Recently we’ve heard a lot of rumbling from clients about banks that are just plain uncooperative and unwilling to adhere to any measure of reason with respect to asset protection trusts. Specifically, it seems that banks are succeeding at scaring people who want to refinance their homes. The typical situation goes something like this:
A client holds her home in an asset protection trust and decides to refinance it. The bank, however, has other plans. The bank offers to refinance the home but only if the trust is amended to erode all of its asset protection features, rendering the trust totally useless. But our clients are savvy, so they propose to remove the home from the asset protection trust and then refinance it. Only one problem with that plan, as the bank usually proceeds to scare the bejesus out of the client by stating that if the home is ever deeded back to the trust, the due-on-sale clause will be triggered. Effectively, that means that the bank can call the entire principal due on the loan.
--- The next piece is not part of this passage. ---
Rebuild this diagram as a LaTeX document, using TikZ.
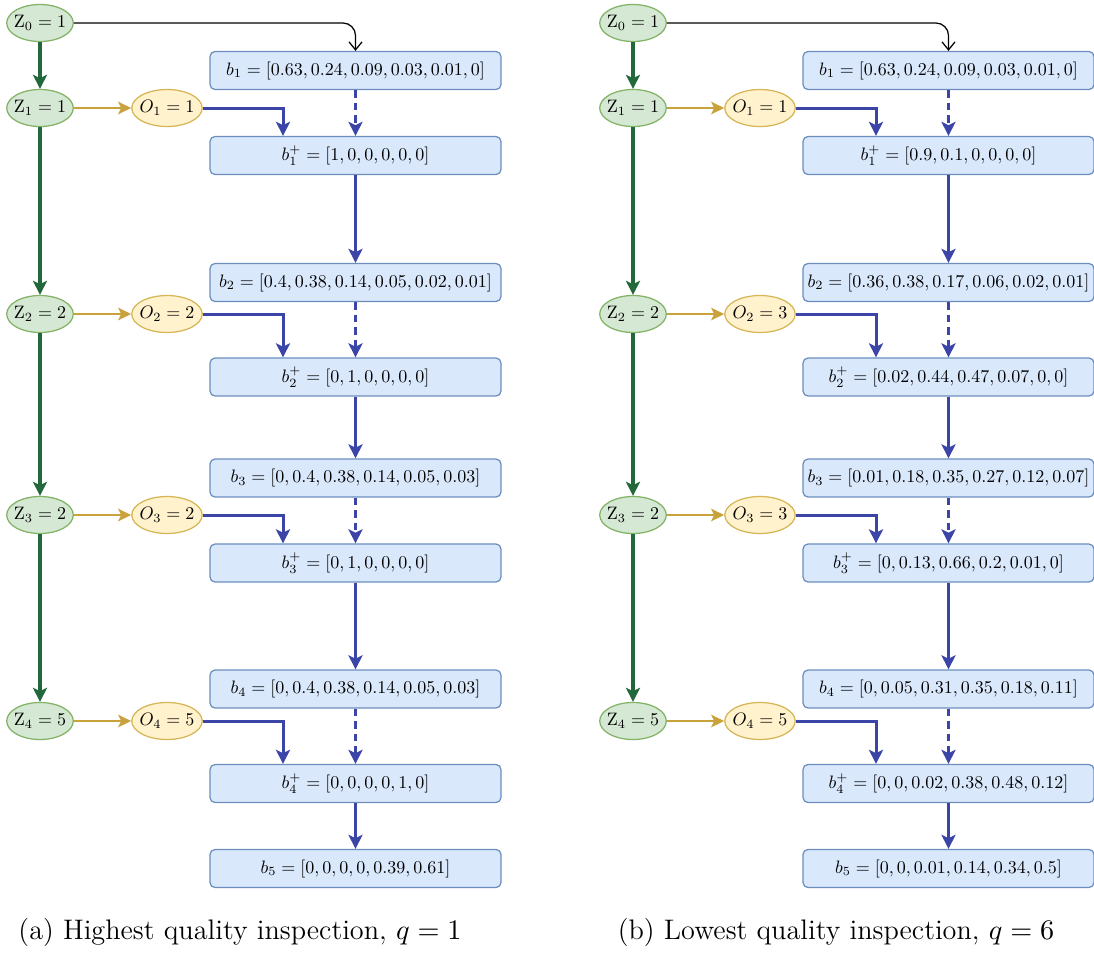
\documentclass[tikz,border=0pt]{standalone}
\usepackage{fix-cm}
\usepackage{graphicx}
\usetikzlibrary{arrows.meta, shapes.geometric}

\definecolor{zfill}{HTML}{D5E8D4}
\definecolor{zdraw}{HTML}{82B366}
\definecolor{ofill}{HTML}{FFF2CC}
\definecolor{odraw}{HTML}{D6B656}
\definecolor{bfill}{HTML}{DAE8FC}
\definecolor{bdraw}{HTML}{6C8EBF}
\definecolor{zline}{HTML}{23683A}
\definecolor{oline}{HTML}{C9A23C}
\definecolor{bline}{HTML}{3B45A8}

% scaled math for the labels inside the nodes
\newcommand{\smath}[1]{\scalebox{0.72}{$#1$}}

\tikzset{
  zstate/.style={ellipse, draw=zdraw, fill=zfill, line width=0.5pt,
    minimum width=26pt, minimum height=14.8pt, inner xsep=-1pt, inner ysep=0pt},
  obs/.style={zstate, draw=odraw, fill=ofill, minimum width=25.6pt},
  belief/.style={rectangle, rounded corners=2pt, draw=bdraw, fill=bfill, line width=0.5pt,
    minimum width=116.4pt, minimum height=15.2pt, inner sep=0pt},
  zarrow/.style={-{Stealth[length=5.6pt, width=5.6pt, inset=1.3pt]}, line width=1.4pt, draw=zline},
  oarrow/.style={-{Stealth[length=5.2pt, width=5pt, inset=1.2pt]}, line width=1.1pt, draw=oline},
  barrow/.style={-{Stealth[length=5.6pt, width=5.6pt, inset=1.3pt]}, line width=1.2pt, draw=bline},
  karrow/.style={-{Straight Barb[length=3.2pt, width=5.2pt]}, line width=0.5pt, draw=black},
  caption/.style={font=\fontsize{11.3}{13.5}\selectfont}
}

\begin{document}
\begin{tikzpicture}[x=0.4pt, y=-0.4pt]
    % 1. Frame of the picture
    \useasboundingbox (0,0) rectangle (1094,955);

    % 2. States Z and observations O, same chain in both panels
    \foreach \p/\dx/\oa/\ob/\oc/\od in {a/0/1/2/2/5, b/593/1/3/3/5} {
        \begin{scope}[shift={(\dx,0)}]
            \foreach \i/\y/\z in {0/23/1, 1/108/1, 2/314/2, 3/515/2, 4/721/5}
                \node[zstate] (\p Z\i) at (40,\y) {\smath{\mathrm{Z}_{\i} = \z}};
            \foreach \i/\y/\o in {1/108/\oa, 2/314/\ob, 3/515/\oc, 4/721/\od}
                \node[obs] (\p O\i) at (167,\y) {\smath{O_{\i} = \o}};
        \end{scope}
    }

    % 3. Beliefs, panel (a)
    \node[belief] (ab1)  at (355.5,70.5)  {\smath{b_1 = [0.63, 0.24, 0.09, 0.03, 0.01, 0]}};
    \node[belief] (ab1p) at (355.5,155.5) {\smath{b^+_1 = [1, 0, 0, 0, 0, 0]}};
    \node[belief] (ab2)  at (355.5,282.5) {\smath{b_2 = [0.4, 0.38, 0.14, 0.05, 0.02, 0.01]}};
    \node[belief] (ab2p) at (355.5,377)   {\smath{b^+_2 = [0, 1, 0, 0, 0, 0]}};
    \node[belief] (ab3)  at (355.5,478)   {\smath{b_3 = [0, 0.4, 0.38, 0.14, 0.05, 0.03]}};
    \node[belief] (ab3p) at (355.5,563)   {\smath{b^+_3 = [0, 1, 0, 0, 0, 0]}};
    \node[belief] (ab4)  at (355.5,689)   {\smath{b_4 = [0, 0.4, 0.38, 0.14, 0.05, 0.03]}};
    \node[belief] (ab4p) at (355.5,783.5) {\smath{b^+_4 = [0, 0, 0, 0, 1, 0]}};
    \node[belief] (ab5)  at (355.5,868.5) {\smath{b_5 = [0, 0, 0, 0, 0.39, 0.61]}};

    % 4. Beliefs, panel (b)
    \node[belief] (bb1)  at (948.5,70.5)  {\smath{b_1 = [0.63, 0.24, 0.09, 0.03, 0.01, 0]}};
    \node[belief] (bb1p) at (948.5,155.5) {\smath{b^+_1 = [0.9, 0.1, 0, 0, 0, 0]}};
    \node[belief] (bb2)  at (948.5,282.5) {\smath{b_2 = [0.36, 0.38, 0.17, 0.06, 0.02, 0.01]}};
    \node[belief] (bb2p) at (948.5,377)   {\smath{b^+_2 = [0.02, 0.44, 0.47, 0.07, 0, 0]}};
    \node[belief] (bb3)  at (948.5,478)   {\smath{b_3 = [0.01, 0.18, 0.35, 0.27, 0.12, 0.07]}};
    \node[belief] (bb3p) at (948.5,563)   {\smath{b^+_3 = [0, 0.13, 0.66, 0.2, 0.01, 0]}};
    \node[belief] (bb4)  at (948.5,689)   {\smath{b_4 = [0, 0.05, 0.31, 0.35, 0.18, 0.11]}};
    \node[belief] (bb4p) at (948.5,783.5) {\smath{b^+_4 = [0, 0, 0.02, 0.38, 0.48, 0.12]}};
    \node[belief] (bb5)  at (948.5,868.5) {\smath{b_5 = [0, 0, 0.01, 0.14, 0.34, 0.5]}};

    % 5. Connectors
    \foreach \p in {a, b} {
        \draw[karrow, rounded corners=5pt] (\p Z0.east) -| (\p b1.north);
        \foreach \i/\j in {0/1, 1/2, 2/3, 3/4}
            \draw[zarrow] (\p Z\i.south) -- (\p Z\j.north);
        \foreach \i in {1,...,4} {
            \draw[oarrow] (\p Z\i.east) -- (\p O\i.west);
            \draw[barrow] (\p O\i.east) -| ([xshift=-29pt]\p b\i p.north);
            \draw[barrow, dash pattern=on 3pt off 2pt] (\p b\i.south) -- (\p b\i p.north);
        }
        \foreach \i/\j in {1/2, 2/3, 3/4, 4/5}
            \draw[barrow] (\p b\i p.south) -- (\p b\j.north);
    }

    % 6. Captions
    \node[caption] (capa) at (240,932) {(a) Highest quality inspection, $q = 1$};
    \node[caption] (capb) at (836,932) {(b) Lowest quality inspection, $q = 6$};
\end{tikzpicture}
\end{document}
It’s usually at this point that we get a call from the client asking for help, which is unfortunate since the bank is simply acting nonsensically. Financing a home held in an asset protection trust does not impair the bank’s rights and security interest in the home at all! It simply keeps your other creditors away from the home. In short, the bank is massively wasting everyone’s time.
Federal Law Supports Asset Protection Trusts
For once, the solution to the due-on-sale clause threat can be found in federal law. Specifically, the Garn St. Germain Act, which states that a due-on-sale clause cannot be triggered upon a transfer of property “into an inter vivos trust in which the borrower is and remains a beneficiary and which does not relate to a transfer of rights of occupancy in the property.” In other words, it would be unlawful for a lender to carry out the threat of triggering a due-on-sale clause if you deed your property into an asset protection trust created for you by Lodmell & Lodmell.
What You Should Do
All this boils down to a simple set of steps you can take if you want to refinance your home that’s held in trust.
- Deed the home from your trust to your personal name.
- Refinance the home.
- Deed the home back to your trust, regardless of whether the bank tried to scare you with a due-on-sale clause scenario.
- If the bank does try to accelerate your loan, pass your bank a copy of the Garn St. Germain Act.